— What needs to be done —
Set down, exactly as written, the lines from the top of the data to the line that holds "blue_dvf_right = [755, 867, 1024, 1151, 1248]", and omit the pictures.

— Dataset records —
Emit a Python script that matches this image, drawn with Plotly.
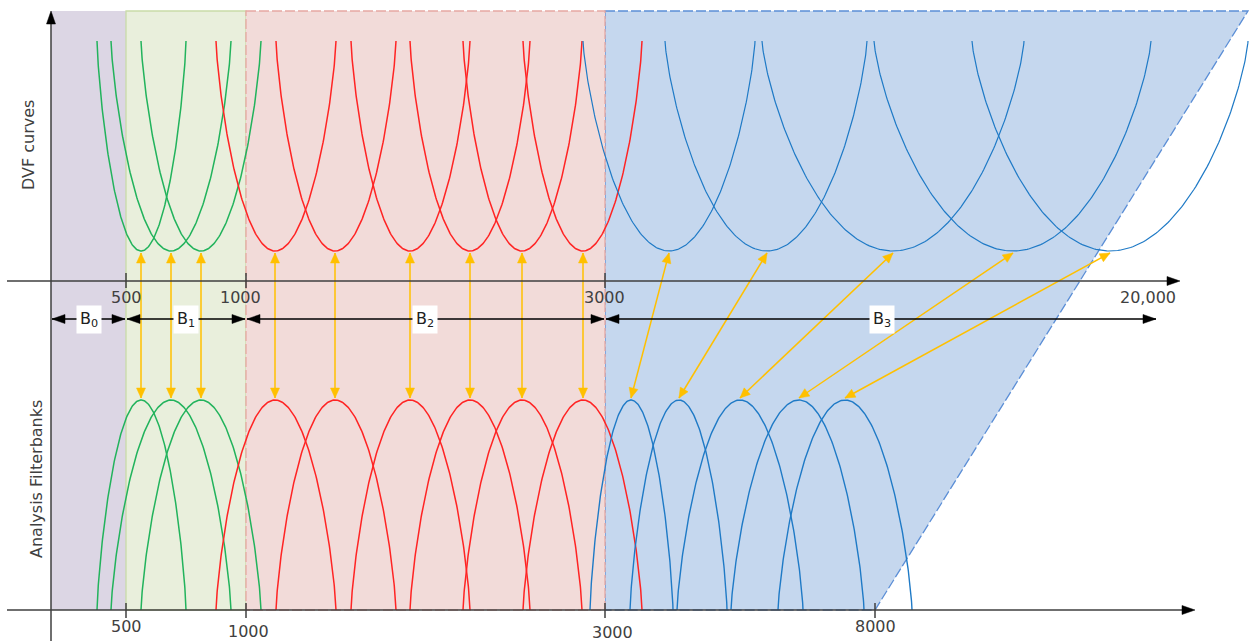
import numpy as np
import plotly.graph_objects as go

W, H = 1251, 641

# ---------------- data (diagram units = pixels of the drawing) ----------------
band_names = ["B<sub>0</sub>", "B<sub>1</sub>", "B<sub>2</sub>", "B<sub>3</sub>"]
band_left = [51, 126, 246, 605]
band_right = [126, 246, 605, 1157]
band_label_x = [89, 186, 425, 882]

top_tick_labels = ["500", "1000", "3000", "20,000"]
top_tick_x = [126, 246, 605]
top_label_x = [126, 240, 604, 1148]
bottom_tick_labels = ["500", "1000", "3000", "8000"]
bottom_tick_x = [126, 246, 605, 875]
bottom_label_x = [126, 248, 612, 875]

# analysis filterbank arches (bottom) and DVF curves (top) - centre / left foot / right foot
green_center = [141, 171, 201]
green_left = [97, 111, 141]
green_right = [186, 231, 261]
red_center = [275, 335, 410, 470, 522, 583]
red_left = [216, 276, 351, 410, 463, 523]
red_right = [336, 396, 470, 530, 582, 642]
blue_fb_center = [631, 679, 740, 799, 845]
blue_fb_left = [590, 630, 677, 731, 778]
blue_fb_right = [673, 727, 803, 864, 912]
blue_dvf_center = [669, 767, 893, 1013, 1110]
blue_dvf_left = [583, 665, 762, 874, 972]
blue_dvf_right = [755, 867, 1024, 1151, 1248]

# ---------------- geometry / style ----------------
Y_TOP = 11
Y_DVF_TOP = 41
Y_DVF_BOT = 251
Y_AX1 = 281
Y_BAND = 319
Y_FB_PEAK = 400
Y_AX2 = 610
AXC = "#3f3f3f"
TXT = "#404040"
GREEN, RED, BLUE, ORANGE = "#22b35c", "#ff2424", "#1f7ac6", "#ffc000"
FONT = "DejaVu Sans"


def shape_s(c, l, r, n=200):
    t = np.linspace(-np.pi / 2, np.pi / 2, n)
    u = np.sin(t)
    x = np.where(u < 0, c + u * (c - l), c + u * (r - c))
    s = np.clip(1 - u ** 2, 0, None) ** 0.75
    return x, s


def curves(cs, ls, rs, top):
    xs, ys = [], []
    for c, l, r in zip(cs, ls, rs):
        x, s = shape_s(c, l, r)
        if top:
            y = Y_DVF_TOP + (Y_DVF_BOT - Y_DVF_TOP) * s
        else:
            y = Y_AX2 - (Y_AX2 - Y_FB_PEAK) * s
        xs += list(x) + [None]
        ys += list(y) + [None]
    return xs, ys


def head(tip, tail, L, w):
    tip = np.array(tip, float)
    tail = np.array(tail, float)
    d = tip - tail
    d /= np.linalg.norm(d)
    n = np.array([-d[1], d[0]])
    b = tip - d * L
    p1, p2 = b + n * w, b - n * w
    return [tip[0], p1[0], p2[0], tip[0], None], [tip[1], p1[1], p2[1], tip[1], None]


fig = go.Figure()

# bands
shapes = [
    dict(type="rect", x0=band_left[0], x1=band_right[0], y0=Y_TOP, y1=Y_AX2,
         fillcolor="#dcd6e4", line=dict(width=0), layer="below"),
    dict(type="rect", x0=band_left[1], x1=band_right[1], y0=Y_TOP, y1=Y_AX2,
         fillcolor="#e9efdc", line=dict(color="#c9dba8", width=1.3), layer="below"),
    dict(type="path",
         path=f"M{band_left[3]},{Y_TOP} L1248,{Y_TOP} L{bottom_tick_x[3]},{Y_AX2} L{band_left[3]},{Y_AX2} Z",
         fillcolor="#c5d7ee", line=dict(color="#5b8ed6", width=1.3, dash="10px,3px"), layer="below"),
    dict(type="rect", x0=band_left[2], x1=band_left[3], y0=Y_TOP, y1=Y_AX2,
         fillcolor="#f2dbd9", line=dict(color="#e6a8a2", width=1.3, dash="10px,3px"), layer="below"),
]

# curves
for cs, ls, rs, col, wd in [
    (green_center, green_left, green_right, GREEN, 1.5),
    (red_center, red_left, red_right, RED, 1.5),
]:
    for top in (True, False):
        x, y = curves(cs, ls, rs, top)
        fig.add_trace(go.Scatter(x=x, y=y, mode="lines", line=dict(color=col, width=wd),
                                 hoverinfo="skip", showlegend=False))
x, y = curves(blue_dvf_center, blue_dvf_left, blue_dvf_right, True)
fig.add_trace(go.Scatter(x=x, y=y, mode="lines", line=dict(color=BLUE, width=1.2),
                         hoverinfo="skip", showlegend=False))
x, y = curves(blue_fb_center, blue_fb_left, blue_fb_right, False)
fig.add_trace(go.Scatter(x=x, y=y, mode="lines", line=dict(color=BLUE, width=1.4),
                         hoverinfo="skip", showlegend=False))

# orange correspondence arrows
pairs = [(c, c) for c in green_center + red_center] + list(zip(blue_dvf_center, blue_fb_center))
lx, ly, hx, hy = [], [], [], []
for xt, xb in pairs:
    a, b = (xt, Y_DVF_BOT + 2), (xb, Y_FB_PEAK - 2)
    lx += [a[0], b[0], None]
    ly += [a[1], b[1], None]
    for tip, tail in ((a, b), (b, a)):
        px, py = head(tip, tail, 10, 4.5)
        hx += px
        hy += py
fig.add_trace(go.Scatter(x=lx, y=ly, mode="lines", line=dict(color=ORANGE, width=1.5),
                         hoverinfo="skip", showlegend=False))
fig.add_trace(go.Scatter(x=hx, y=hy, mode="lines", fill="toself", fillcolor=ORANGE,
                         line=dict(color=ORANGE, width=0.5), hoverinfo="skip", showlegend=False))

# band double arrows
lx, ly, hx, hy = [], [], [], []
for l, r in zip(band_left, band_right):
    a, b = (l + 1, Y_BAND), (r - 1, Y_BAND)
    lx += [a[0], b[0], None]
    ly += [a[1], b[1], None]
    for tip, tail in ((a, b), (b, a)):
        px, py = head(tip, tail, 13, 4.5)
        hx += px
        hy += py
fig.add_trace(go.Scatter(x=lx, y=ly, mode="lines", line=dict(color="#000000", width=1.5),
                         hoverinfo="skip", showlegend=False))
fig.add_trace(go.Scatter(x=hx, y=hy, mode="lines", fill="toself", fillcolor="#000000",
                         line=dict(color="#000000", width=0.5), hoverinfo="skip", showlegend=False))

# axes
ax_x = [7, 1167, None, 7, 1182, None, band_left[0], band_left[0]]
ax_y = [Y_AX1, Y_AX1, None, Y_AX2, Y_AX2, None, 24, H]
for t in top_tick_x:
    ax_x += [None, t, t]
    ax_y += [None, Y_AX1 - 8, Y_AX1 + 7]
for t in bottom_tick_x:
    ax_x += [None, t, t]
    ax_y += [None, Y_AX2 - 7, Y_AX2 + 8]
fig.add_trace(go.Scatter(x=ax_x, y=ax_y, mode="lines", line=dict(color=AXC, width=1.5),
                         hoverinfo="skip", showlegend=False))
hx, hy = [], []
for tip, tail in (((1180, Y_AX1), (0, Y_AX1)), ((1195, Y_AX2), (0, Y_AX2)),
                  ((band_left[0], 11), (band_left[0], 100))):
    px, py = head(tip, tail, 13, 4.5)
    hx += px
    hy += py
fig.add_trace(go.Scatter(x=hx, y=hy, mode="lines", fill="toself", fillcolor="#000000",
                         line=dict(color="#000000", width=0.5), hoverinfo="skip", showlegend=False))

ann = []
for lab, x in zip(top_tick_labels, top_label_x):
    ann.append(dict(x=x, y=297, text=lab, showarrow=False, font=dict(family=FONT, size=16, color=TXT)))
for lab, x, y in zip(bottom_tick_labels, bottom_label_x, [626, 631, 632, 626]):
    ann.append(dict(x=x, y=y, text=lab, showarrow=False, font=dict(family=FONT, size=16, color=TXT)))
for lab, x in zip(band_names, band_label_x):
    ann.append(dict(x=x, y=Y_BAND, text=lab, showarrow=False, bgcolor="#ffffff", borderpad=3,
                    font=dict(family=FONT, size=16, color="#202020")))
ann.append(dict(x=28, y=145, text="DVF curves", textangle=-90, showarrow=False,
                font=dict(family=FONT, size=16, color=TXT)))
ann.append(dict(x=36, y=479, text="Analysis Filterbanks", textangle=-90, showarrow=False,
                font=dict(family=FONT, size=16, color=TXT)))

fig.update_layout(
    width=W, height=H, margin=dict(l=0, r=0, t=0, b=0),
    paper_bgcolor="#ffffff", plot_bgcolor="#ffffff",
    xaxis=dict(range=[0, W], visible=False, fixedrange=True),
    yaxis=dict(range=[H, 0], visible=False, fixedrange=True),
    shapes=shapes, annotations=ann, showlegend=False,
)
fig.write_html("out.html")
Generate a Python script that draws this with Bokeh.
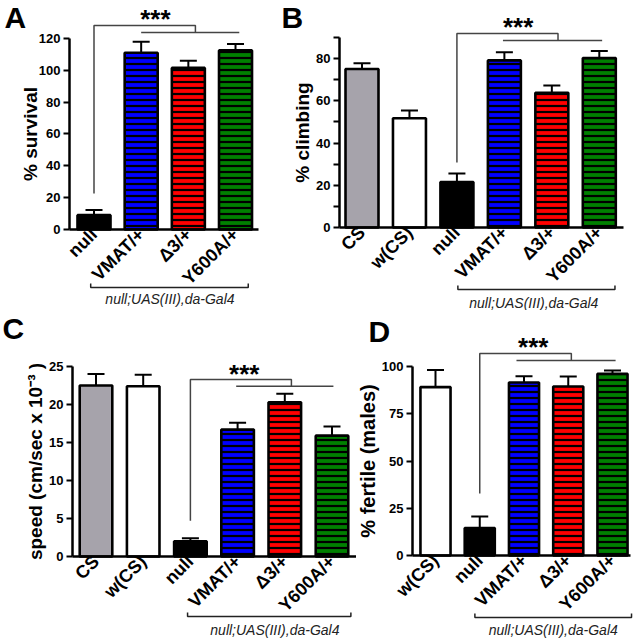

— The result —
Emit a Python script that matches this image, drawn with Plotly.
import numpy as np
import plotly.graph_objects as go

W, H = 1251, 641

# ---------------- data (diagram units = pixels of the drawing) ----------------
band_names = ["B<sub>0</sub>", "B<sub>1</sub>", "B<sub>2</sub>", "B<sub>3</sub>"]
band_left = [51, 126, 246, 605]
band_right = [126, 246, 605, 1157]
band_label_x = [89, 186, 425, 882]

top_tick_labels = ["500", "1000", "3000", "20,000"]
top_tick_x = [126, 246, 605]
top_label_x = [126, 240, 604, 1148]
bottom_tick_labels = ["500", "1000", "3000", "8000"]
bottom_tick_x = [126, 246, 605, 875]
bottom_label_x = [126, 248, 612, 875]

# analysis filterbank arches (bottom) and DVF curves (top) - centre / left foot / right foot
green_center = [141, 171, 201]
green_left = [97, 111, 141]
green_right = [186, 231, 261]
red_center = [275, 335, 410, 470, 522, 583]
red_left = [216, 276, 351, 410, 463, 523]
red_right = [336, 396, 470, 530, 582, 642]
blue_fb_center = [631, 679, 740, 799, 845]
blue_fb_left = [590, 630, 677, 731, 778]
blue_fb_right = [673, 727, 803, 864, 912]
blue_dvf_center = [669, 767, 893, 1013, 1110]
blue_dvf_left = [583, 665, 762, 874, 972]
blue_dvf_right = [755, 867, 1024, 1151, 1248]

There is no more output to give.